I am sure that the person who designed the stairs was drawing their drawings with 6" thick walls and not accounting for the gypsum wall board and trim on the wall OR the trim around the staircase. The drew the pretty picture without following the trim details throughout the building..I could go on and on about this...

Of course they also probably have not read the IBC either. Are the windows at least tempered? 

Anyway, good luck with the project. It looks nice.


----------



## MarvinWilleyJr (Sep 26, 2006)

Pretty sure it's not tempered glass.


----------



## MarvinWilleyJr (Sep 26, 2006)

I will get some better pics of the stupid things on this stairwell... It's supported with 4 or so 2 by 10's (I think) sticking out from the wall, that you can still see kind of. This whole staircasing was an after thought, put together as they went. The pictures I have now don't do the shoddy work justice. I will get some better ones to show all the things they overlooked.


----------



## MarvinWilleyJr (Sep 26, 2006)




----------



## MarvinWilleyJr (Sep 26, 2006)




----------



## Fargo03 (Aug 25, 2011)

Wow, what else can you say about this? Someone did not have their thinking cap on the day/week/month/year that they came up with this one.


----------



## MarvinWilleyJr (Sep 26, 2006)

Yeah it's been fun painting around it as they built it on the fly.
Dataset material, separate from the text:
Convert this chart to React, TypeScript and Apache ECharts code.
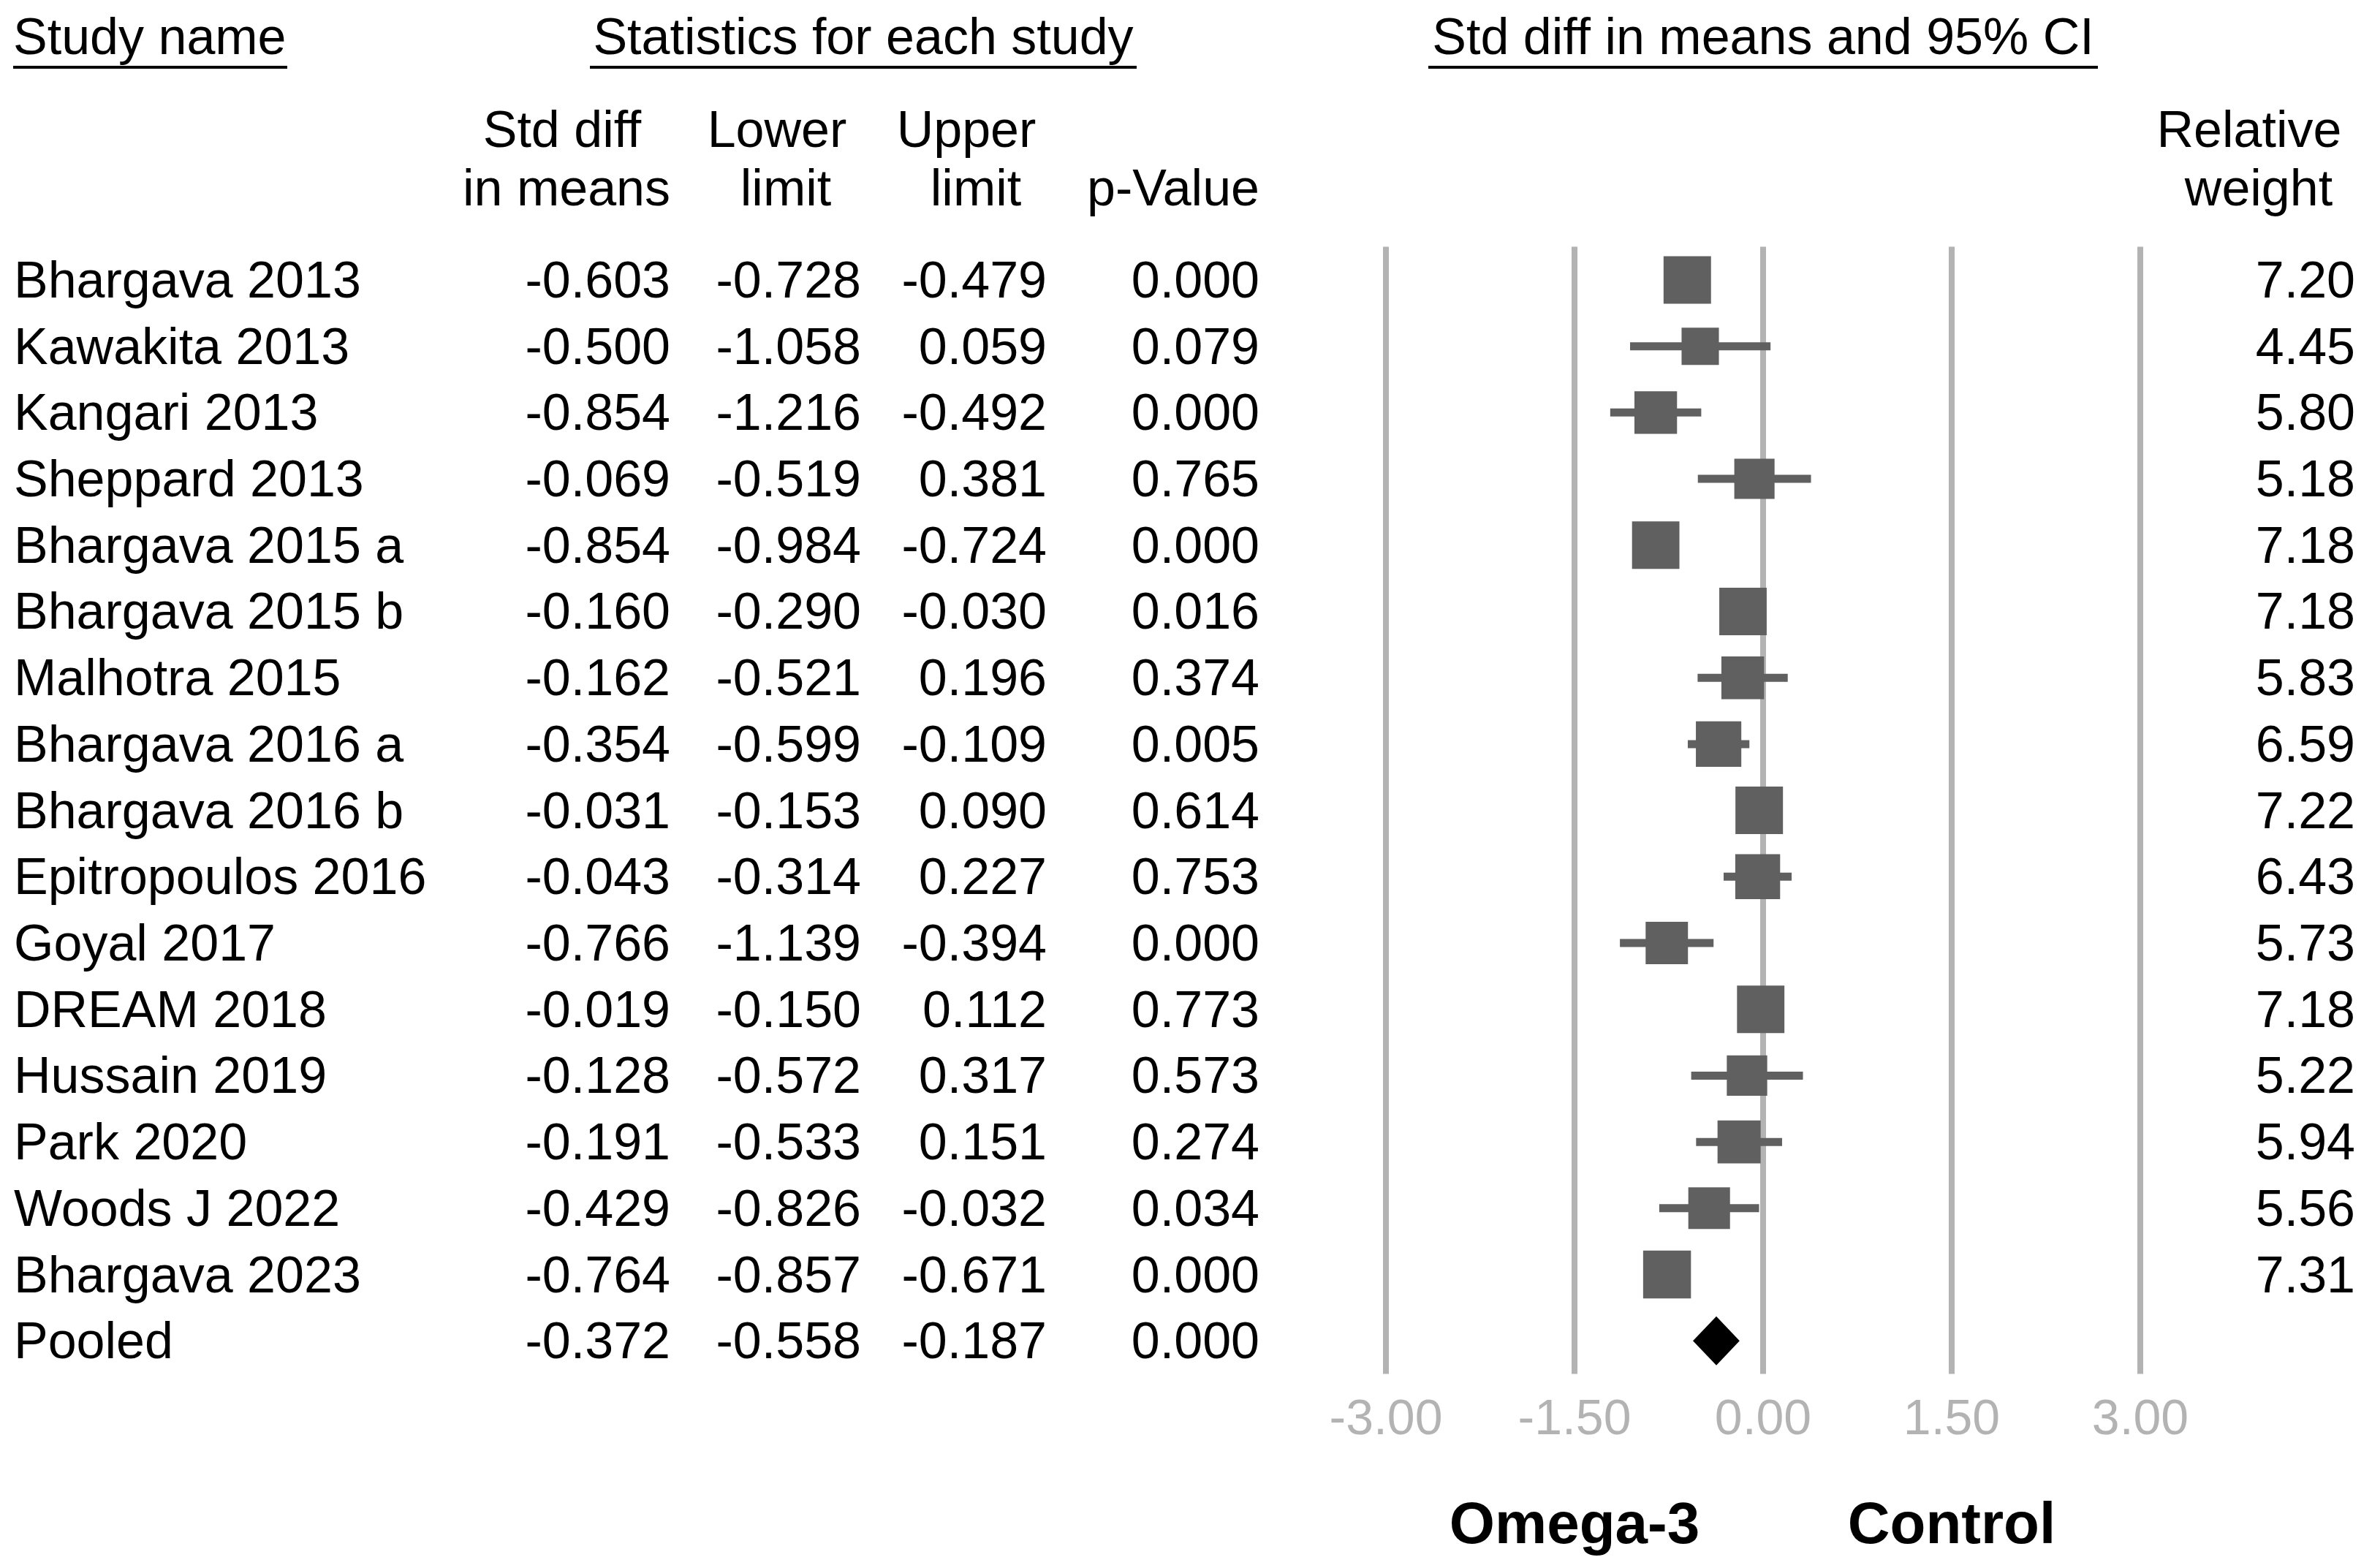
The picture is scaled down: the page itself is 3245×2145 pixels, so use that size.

Having to deal the the ahole floor guys... which were aholes because of they way the super was running the whole job. They had to come back a few times more than they should have as the home owner decided something new from day to day.


----------



## MarvinWilleyJr (Sep 26, 2006)

Not to mention the floor guys just taped cardboard to the wall to keep the stain drips off the baseboard... We figured we would pull it off rather than them just rip it off. But it was on for a week, and pulled the paint and paper off the drywall behind the staircase where you can't even reach it. All I can say is it ain't our problem, we didn't put the tape up, we ain't fixing it... When it gets fixed we will paint it, but it's not our problem. It was done! :thumbup:


----------



## MarvinWilleyJr (Sep 26, 2006)

Just wait... You wouldn't believe the black finish they sprayed on that hand rail. Orange peal all over which isn't too noticable because of the texture of some of it. But runs!!! And sags! I saw one that sagged a good 5 inches and a half inch wide!


----------



## Morning Wood (Jan 12, 2008)

That is one of the ugliest stair and railings I have seen. Hope you get out of that job in one piece.


----------



## EmmCeeDee (May 23, 2010)

The windows vs stairs may also be a sign the elevation was not drawn with any consideration of what was inside said elevation. They may not even have been drawn by the same person. 



Fargo03 said:


> Marvin,
> 
> As an architect AND a teacher of architecture, I agree wholeheartedly! However, I argue every semester with the rest of the faculty who say that it should be on-the-job training.


The cost for this OJT is passed on to the firms in the form of change orders and lost goodwill with contractors.

IMHO, now that the professional architecture degree is 4+2 pretty much everywhere, at least one of those sophmore design studios should spent on a jobsite somewhere. I have met few undergraduates who had anything more than a passing familiarity with how what they design might possibly be constructed. It would do them and their future employers some good to see how drawn becomes built first hand.

For me, working in construction has made me a better architect - I am responsible for building whatever I draw, for better or for worse. Fewer change orders too!


----------